Exercise aim: Skip the pictures. Set down, word for word, the lines from the start of the material up to and including the line with "243, 235, 227];".

Recorded information:
= = =
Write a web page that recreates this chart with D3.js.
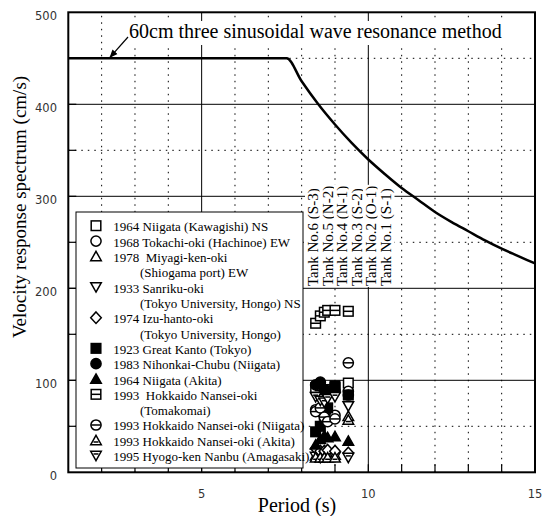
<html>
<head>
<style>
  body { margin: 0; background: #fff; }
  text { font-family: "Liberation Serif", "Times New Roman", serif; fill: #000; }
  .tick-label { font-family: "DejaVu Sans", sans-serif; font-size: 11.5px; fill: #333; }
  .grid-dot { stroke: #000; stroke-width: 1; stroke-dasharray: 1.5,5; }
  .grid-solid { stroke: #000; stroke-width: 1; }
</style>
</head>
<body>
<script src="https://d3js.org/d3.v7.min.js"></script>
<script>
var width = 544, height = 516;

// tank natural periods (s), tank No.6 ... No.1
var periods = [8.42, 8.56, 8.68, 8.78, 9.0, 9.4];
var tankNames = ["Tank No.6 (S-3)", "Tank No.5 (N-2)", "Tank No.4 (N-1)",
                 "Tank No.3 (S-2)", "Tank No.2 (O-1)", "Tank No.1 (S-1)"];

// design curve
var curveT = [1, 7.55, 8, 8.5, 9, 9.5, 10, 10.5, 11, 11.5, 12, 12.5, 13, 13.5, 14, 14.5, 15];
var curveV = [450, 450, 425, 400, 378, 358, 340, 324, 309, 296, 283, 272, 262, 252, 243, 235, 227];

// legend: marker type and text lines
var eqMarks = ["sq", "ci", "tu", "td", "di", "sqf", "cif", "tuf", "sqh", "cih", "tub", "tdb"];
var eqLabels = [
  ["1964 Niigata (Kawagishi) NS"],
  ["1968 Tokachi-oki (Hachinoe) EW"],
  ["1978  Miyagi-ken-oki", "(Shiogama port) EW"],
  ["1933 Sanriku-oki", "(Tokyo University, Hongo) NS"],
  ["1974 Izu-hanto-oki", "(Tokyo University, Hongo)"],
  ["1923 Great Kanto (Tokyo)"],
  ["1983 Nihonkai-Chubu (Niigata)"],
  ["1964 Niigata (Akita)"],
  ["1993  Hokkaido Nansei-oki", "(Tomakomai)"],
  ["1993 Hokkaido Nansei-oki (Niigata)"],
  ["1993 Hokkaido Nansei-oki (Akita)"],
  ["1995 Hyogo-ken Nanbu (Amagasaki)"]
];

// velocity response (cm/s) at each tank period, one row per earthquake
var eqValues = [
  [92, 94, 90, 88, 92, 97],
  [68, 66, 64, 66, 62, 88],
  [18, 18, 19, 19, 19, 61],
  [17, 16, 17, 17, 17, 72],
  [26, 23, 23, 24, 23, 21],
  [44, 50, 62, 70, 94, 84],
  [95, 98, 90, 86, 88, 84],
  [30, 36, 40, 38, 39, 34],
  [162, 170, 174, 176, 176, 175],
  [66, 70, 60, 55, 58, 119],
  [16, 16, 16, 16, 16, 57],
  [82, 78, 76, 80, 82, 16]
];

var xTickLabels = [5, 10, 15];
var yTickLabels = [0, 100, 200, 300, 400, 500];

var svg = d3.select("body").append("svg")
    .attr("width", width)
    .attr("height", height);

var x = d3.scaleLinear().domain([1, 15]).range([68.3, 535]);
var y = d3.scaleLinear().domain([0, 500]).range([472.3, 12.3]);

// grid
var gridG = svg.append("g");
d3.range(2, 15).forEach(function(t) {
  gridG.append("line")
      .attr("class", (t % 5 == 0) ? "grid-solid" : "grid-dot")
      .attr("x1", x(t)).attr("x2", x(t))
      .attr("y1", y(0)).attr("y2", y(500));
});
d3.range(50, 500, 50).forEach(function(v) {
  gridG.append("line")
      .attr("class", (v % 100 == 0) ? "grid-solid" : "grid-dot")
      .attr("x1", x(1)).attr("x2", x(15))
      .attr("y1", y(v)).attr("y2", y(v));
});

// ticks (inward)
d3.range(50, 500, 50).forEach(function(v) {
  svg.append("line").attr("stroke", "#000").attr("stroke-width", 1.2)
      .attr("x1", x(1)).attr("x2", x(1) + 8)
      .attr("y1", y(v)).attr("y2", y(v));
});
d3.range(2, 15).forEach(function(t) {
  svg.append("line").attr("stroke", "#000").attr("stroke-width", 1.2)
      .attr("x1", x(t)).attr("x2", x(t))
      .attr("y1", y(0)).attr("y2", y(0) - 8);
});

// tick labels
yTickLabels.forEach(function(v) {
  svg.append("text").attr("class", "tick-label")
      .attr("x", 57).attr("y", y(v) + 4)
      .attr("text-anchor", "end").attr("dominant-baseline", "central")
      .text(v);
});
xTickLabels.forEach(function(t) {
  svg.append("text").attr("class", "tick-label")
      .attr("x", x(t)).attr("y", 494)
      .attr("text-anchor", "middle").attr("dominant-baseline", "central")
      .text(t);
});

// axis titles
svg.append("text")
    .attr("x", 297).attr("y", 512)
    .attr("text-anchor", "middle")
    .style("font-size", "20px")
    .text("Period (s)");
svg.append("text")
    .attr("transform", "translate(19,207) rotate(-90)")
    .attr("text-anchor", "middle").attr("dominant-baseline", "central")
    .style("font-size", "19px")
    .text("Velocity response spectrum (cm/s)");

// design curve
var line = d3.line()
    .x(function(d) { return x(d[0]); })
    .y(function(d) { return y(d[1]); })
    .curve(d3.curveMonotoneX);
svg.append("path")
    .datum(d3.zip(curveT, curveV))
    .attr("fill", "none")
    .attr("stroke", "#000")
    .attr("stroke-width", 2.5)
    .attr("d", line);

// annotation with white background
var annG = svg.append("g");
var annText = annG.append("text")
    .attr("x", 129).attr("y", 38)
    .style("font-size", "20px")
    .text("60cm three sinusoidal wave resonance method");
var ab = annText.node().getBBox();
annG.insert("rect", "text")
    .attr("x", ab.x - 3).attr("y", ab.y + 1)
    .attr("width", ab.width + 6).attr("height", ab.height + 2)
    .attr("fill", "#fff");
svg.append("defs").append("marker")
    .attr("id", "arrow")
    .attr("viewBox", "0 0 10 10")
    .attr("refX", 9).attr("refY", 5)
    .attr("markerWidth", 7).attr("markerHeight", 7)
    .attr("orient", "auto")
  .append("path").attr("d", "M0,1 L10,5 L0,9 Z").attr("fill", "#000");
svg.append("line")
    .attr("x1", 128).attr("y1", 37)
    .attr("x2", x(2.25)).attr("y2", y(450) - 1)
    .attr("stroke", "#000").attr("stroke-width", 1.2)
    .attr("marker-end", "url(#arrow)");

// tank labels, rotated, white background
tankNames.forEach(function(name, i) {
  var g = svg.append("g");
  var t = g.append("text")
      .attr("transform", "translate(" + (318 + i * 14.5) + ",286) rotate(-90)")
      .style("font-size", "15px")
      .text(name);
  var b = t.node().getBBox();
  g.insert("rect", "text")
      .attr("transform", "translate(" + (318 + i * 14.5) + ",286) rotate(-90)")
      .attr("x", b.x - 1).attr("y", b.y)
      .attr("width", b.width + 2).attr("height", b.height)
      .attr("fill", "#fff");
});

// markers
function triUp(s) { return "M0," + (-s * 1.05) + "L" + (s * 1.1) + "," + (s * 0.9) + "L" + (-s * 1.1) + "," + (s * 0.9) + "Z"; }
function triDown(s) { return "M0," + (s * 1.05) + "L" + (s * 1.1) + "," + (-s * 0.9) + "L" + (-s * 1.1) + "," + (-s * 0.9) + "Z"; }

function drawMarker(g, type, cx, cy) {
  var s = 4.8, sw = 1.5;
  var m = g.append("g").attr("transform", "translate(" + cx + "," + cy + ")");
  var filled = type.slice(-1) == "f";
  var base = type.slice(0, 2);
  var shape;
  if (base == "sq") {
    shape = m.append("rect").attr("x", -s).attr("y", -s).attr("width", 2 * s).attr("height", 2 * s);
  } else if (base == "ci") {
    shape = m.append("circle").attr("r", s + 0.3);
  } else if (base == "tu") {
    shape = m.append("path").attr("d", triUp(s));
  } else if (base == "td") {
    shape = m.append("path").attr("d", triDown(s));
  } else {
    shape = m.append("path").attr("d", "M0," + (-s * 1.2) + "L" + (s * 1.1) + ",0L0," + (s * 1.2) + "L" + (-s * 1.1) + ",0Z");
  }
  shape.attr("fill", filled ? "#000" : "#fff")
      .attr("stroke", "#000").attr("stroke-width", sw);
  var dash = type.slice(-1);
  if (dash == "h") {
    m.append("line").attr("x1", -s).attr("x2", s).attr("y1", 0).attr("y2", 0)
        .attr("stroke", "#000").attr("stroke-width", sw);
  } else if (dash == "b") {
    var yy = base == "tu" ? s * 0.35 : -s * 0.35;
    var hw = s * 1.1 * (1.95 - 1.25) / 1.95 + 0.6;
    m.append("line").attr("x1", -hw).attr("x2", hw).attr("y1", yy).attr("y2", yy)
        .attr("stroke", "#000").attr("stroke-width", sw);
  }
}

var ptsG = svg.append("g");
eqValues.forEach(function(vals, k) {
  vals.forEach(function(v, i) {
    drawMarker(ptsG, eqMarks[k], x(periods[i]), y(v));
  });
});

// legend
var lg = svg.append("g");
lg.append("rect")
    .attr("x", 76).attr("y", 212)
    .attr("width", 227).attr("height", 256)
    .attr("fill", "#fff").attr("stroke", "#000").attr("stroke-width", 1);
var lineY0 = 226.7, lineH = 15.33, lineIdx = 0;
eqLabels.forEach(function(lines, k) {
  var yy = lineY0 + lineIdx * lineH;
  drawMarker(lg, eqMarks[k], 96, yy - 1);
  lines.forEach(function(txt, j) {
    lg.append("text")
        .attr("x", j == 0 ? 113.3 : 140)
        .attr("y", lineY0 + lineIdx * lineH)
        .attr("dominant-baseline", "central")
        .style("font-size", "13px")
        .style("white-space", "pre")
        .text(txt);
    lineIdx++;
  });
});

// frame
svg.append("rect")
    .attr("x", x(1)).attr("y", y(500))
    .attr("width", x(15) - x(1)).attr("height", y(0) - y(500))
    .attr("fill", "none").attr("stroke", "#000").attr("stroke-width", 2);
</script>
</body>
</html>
= = =
Solution for this exercise:
Write a web page that recreates this chart with D3.js.
<html>
<head>
<style>
  body { margin: 0; background: #fff; }
  text { font-family: "Liberation Serif", "Times New Roman", serif; fill: #000; }
  .tick-label { font-family: "DejaVu Sans", sans-serif; font-size: 11.5px; fill: #333; }
  .grid-dot { stroke: #000; stroke-width: 1; stroke-dasharray: 1.5,5; }
  .grid-solid { stroke: #000; stroke-width: 1; }
</style>
</head>
<body>
<script src="https://d3js.org/d3.v7.min.js"></script>
<script>
var width = 544, height = 516;

// tank natural periods (s), tank No.6 ... No.1
var periods = [8.42, 8.56, 8.68, 8.78, 9.0, 9.4];
var tankNames = ["Tank No.6 (S-3)", "Tank No.5 (N-2)", "Tank No.4 (N-1)",
                 "Tank No.3 (S-2)", "Tank No.2 (O-1)", "Tank No.1 (S-1)"];

// design curve
var curveT = [1, 7.55, 8, 8.5, 9, 9.5, 10, 10.5, 11, 11.5, 12, 12.5, 13, 13.5, 14, 14.5, 15];
var curveV = [450, 450, 425, 400, 378, 358, 340, 324, 309, 296, 283, 272, 262, 252, 243, 235, 227];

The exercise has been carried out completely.